The data for small files can be kept in Nodes. A small file might be a Node of up to 16 Nodes each holding 176 bytes of data. When the 17th Node is required the file is converted to a Fresh Segment. The Inode would Build a Fresh Segment for the file while it is open. At the last close the file would be put back into n-Nodes if it is small enough. This might be costly for 8 Node files.

An alternative is to have small files all share some large Segment. Again at open() time the small file data would be read out of the Segment into a Fresh Segment. At close time the file would be copied back. For files of up to one Page this is fine. Files greater than one Page in size will be in units of Pages.

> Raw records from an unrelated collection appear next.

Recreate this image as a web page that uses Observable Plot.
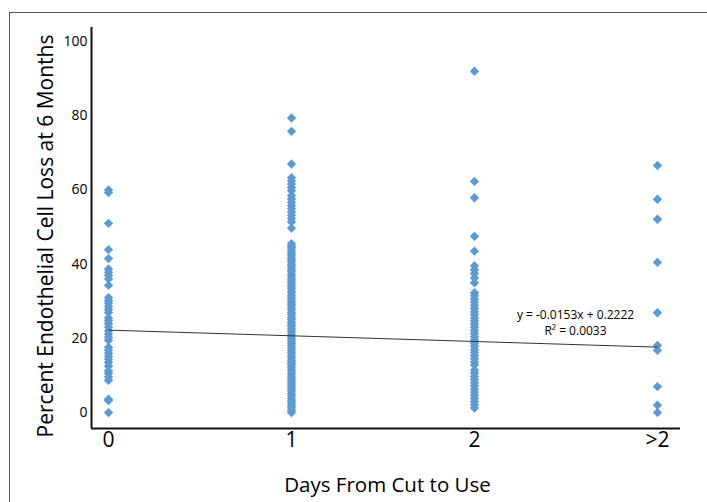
<!DOCTYPE html>
<html>
<head>
<meta charset="utf-8">
<script src="https://cdn.jsdelivr.net/npm/d3@7"></script>
<script src="https://cdn.jsdelivr.net/npm/@observablehq/plot@0.6"></script>
<style>
  html, body { margin: 0; padding: 0; background: #fff; overflow: hidden; width: 707px; height: 502px; }
  #frame { position: absolute; left: 9px; top: 12px; width: 900px; height: 700px; border: 1.5px solid #555; box-sizing: border-box; }
  #chart { position: absolute; left: 0; top: 0; }
</style>
</head>
<body>
<div id="frame"></div>
<div id="chart"></div>
<script>
// Category labels on the x axis
const xLabels = ["0", "1", "2", ">2"];
const yTicks = [0, 20, 40, 60, 80, 100];

// Percent endothelial cell loss, by days from cut to use
const day0 = [60, 59.3, 51, 43.9, 41.5, 38.7, 37.8, 37, 36, 34.3, 31, 30.2, 29.5, 28.6, 27.8, 27, 25.5, 24.8, 24, 23, 22, 21.2, 20.3, 19.5, 17.6, 16.8, 16, 15.2, 14.4, 13.5, 12.5, 11.2, 10.5, 9.6, 8.7, 3.6, 3.2, 0];

const day1 = [79.4, 75.8, 67, 63.3, 62.4, 61.6, 60.7, 59.8, 58.5, 57.6, 56.7, 55.8, 55, 54.1, 53.2, 52.3, 51.4, 49.7,
  45.5, 44.9, 44.4, 43.8, 43.1, 42.5, 41.8, 41.2, 40.6, 39.9, 39.3, 38.6, 38, 37.3, 36.7, 36, 35.4, 34.8, 34.1, 33.5, 32.8, 32.2, 31.5, 30.9, 30.2, 29.6, 29, 28.3, 27.7, 27, 26.4, 25.7, 25.1, 24.4, 23.8, 23.2, 22.5, 21.9, 21.2, 20.6, 19.9, 19.3, 18.7, 18, 17.4, 16.7, 16.1, 15.4, 14.8, 14.1, 13.5, 12.9, 12.2, 11.6, 10.9, 10.3, 9.6, 9, 8.3, 7.7, 7.1, 6.4, 5.8, 5.1, 4.5, 3.8, 3.2, 2.6, 1.9, 1.3, 0.6, 0];

const day2 = [92, 62.3, 57.9, 47.5, 43.5, 39.6, 38.5, 37.5, 36.3, 35, 32.3, 31.5,
  30.6, 29.8, 28.9, 28.1, 27.2, 26.4, 25.5, 24.7, 23.8, 23, 22.1, 21.3, 20.4, 19.6, 18.7, 17.9, 17, 16.2, 15.3, 14.5, 13.6, 12.8, 11.4, 10.6, 9.7, 8.9, 8, 7.2, 6.3, 5.5, 4.6, 3.8, 2.9, 2.1, 1.2];

const dayGt2 = [66.6, 57.5, 52.1, 40.5, 26.9, 18.1, 16.8, 7, 2, 0];

// Linear trend line (from the equation shown: y = -0.0153x + 0.2222, in percent)
const trendX = [0, 3];
const trendY = [22.22, 17.63];
const equationText = "y = -0.0153x + 0.2222\nR² = 0.0033";

const series = [day0, day1, day2, dayGt2];
const points = series.flatMap((vals, i) => vals.map(v => ({day: i, loss: v})));
const trend = trendX.map((x, i) => ({day: x, loss: trendY[i]}));

const blue = "#5B9BD5";

const chart = Plot.plot({
  width: 707,
  height: 502,
  marginLeft: 91,
  marginRight: 27,
  marginTop: 27,
  marginBottom: 74,
  style: { fontFamily: "'Open Sans', Lato, sans-serif", color: "#000", background: "transparent" },
  x: { domain: [-0.093, 3.126], axis: null },
  y: { domain: [-4.3, 103.8], axis: null },
  marks: [
    Plot.axisY({ ticks: yTicks, tickSize: 0, tickPadding: 4, fontSize: 14, label: null, tickFormat: d => String(d) }),
    Plot.axisX({ ticks: [0, 1, 2, 3], tickSize: 0, tickPadding: 4, fontSize: 21, label: null, tickFormat: i => xLabels[i] }),
    Plot.ruleX([-0.093], { stroke: "#111", strokeWidth: 2 }),
    Plot.ruleY([-4.3], { stroke: "#111", strokeWidth: 2 }),
    Plot.dot(points, { x: "day", y: "loss", symbol: "diamond2", r: 4.2, fill: blue, stroke: "none" }),
    Plot.line(trend, { x: "day", y: "loss", stroke: "#333", strokeWidth: 1 }),
    Plot.text([equationText], { frameAnchor: "top-left", dx: 484, dy: 294, fontSize: 12, lineHeight: 1.33, fill: "#000", textAnchor: "middle", lineAnchor: "middle" }),
    Plot.text(["Percent Endothelial Cell Loss at 6 Months"], { frameAnchor: "left", dx: -45, dy: 8, rotate: -90, fontSize: 21, fill: "#000", textAnchor: "middle", lineAnchor: "middle" }),
    Plot.text(["Days From Cut to Use"], { frameAnchor: "bottom", dx: 1.5, dy: 57, fontSize: 20.5, fill: "#000", textAnchor: "middle", lineAnchor: "middle" })
  ]
});
document.getElementById("chart").appendChild(chart);
</script>
</body>
</html>
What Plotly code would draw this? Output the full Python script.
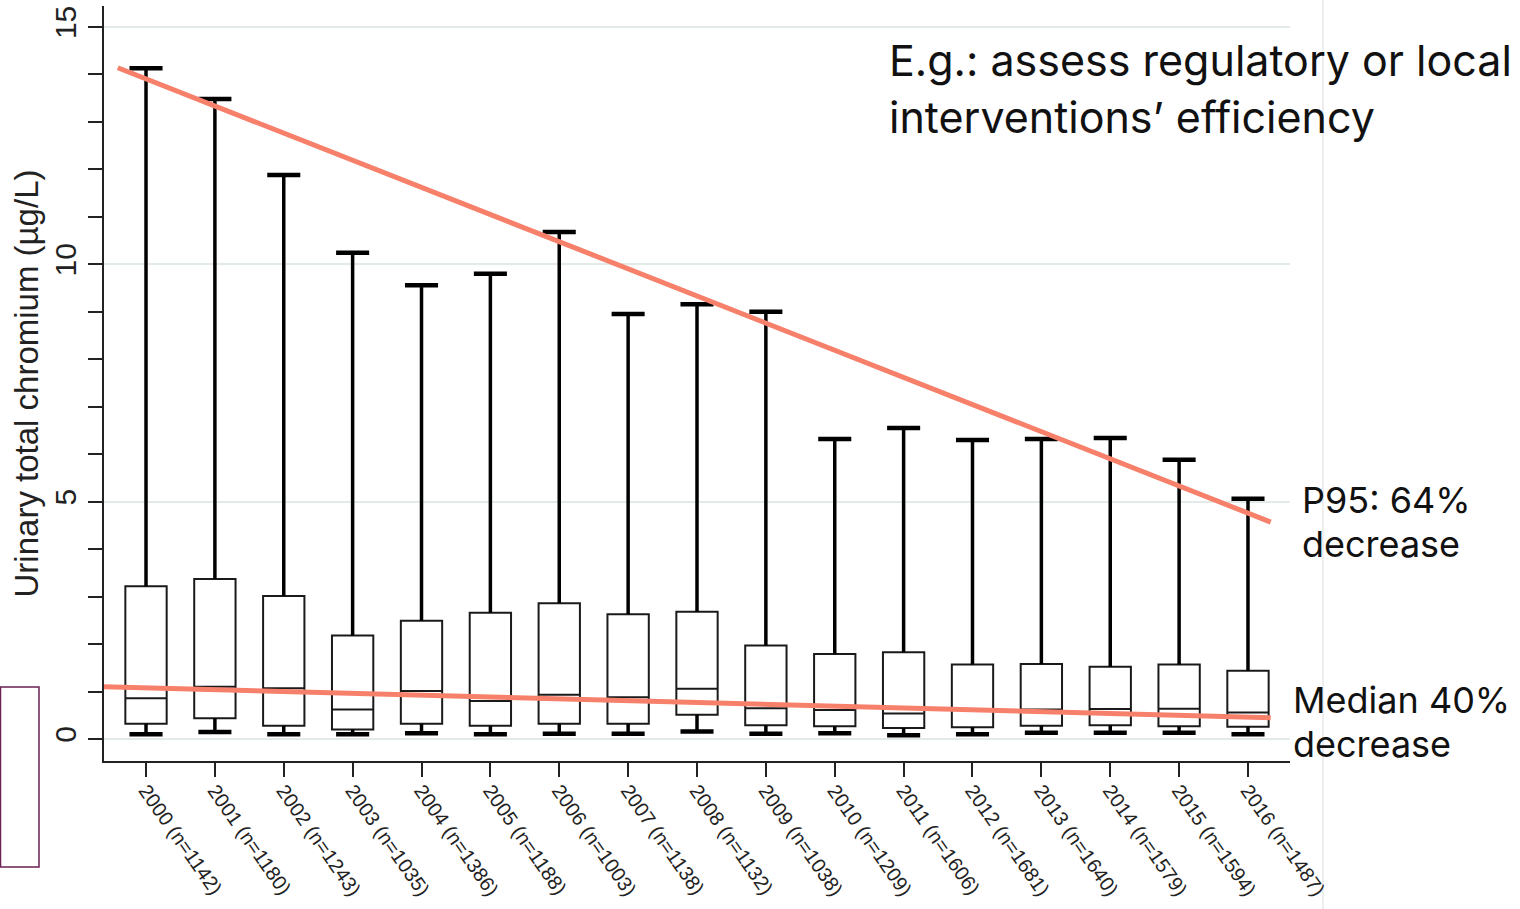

Fresh segments each have a keeper unless they are "sibling" segments. One Keeper probably suffices for all Segments in a file system because no I/O is done to allocate new pages.

File System Object.

A File System Object combines the ideas of using a segment as a simulated disk with the ideas of using Objects for Inodes. A File System Object is something like the File Manager tasks of CHORUS and MACH 3. Each Keeper has an instance of a File System Object for each File System that is mounted. All the File System Objects for a mounted File System share a segment in which the Inodes are stored. A shared supernode is used to store the Segment keys to the file Segments. A second shared segment is used to hold the data of small files.

When a File System Object is called to open() a file, a Segment key to a Fresh Segment or a Read Only segment is always returned. Small files are copied into Fresh Segments by the File System Object. The caller of the File System Object need not be a UNIX Keeper and need not know anything about UNIX other than the fact that a string of characters represents a file name.

A File System Object has operations to import and export segments for use in a secure environment and supports operations like Remove, Create, Rename, etc.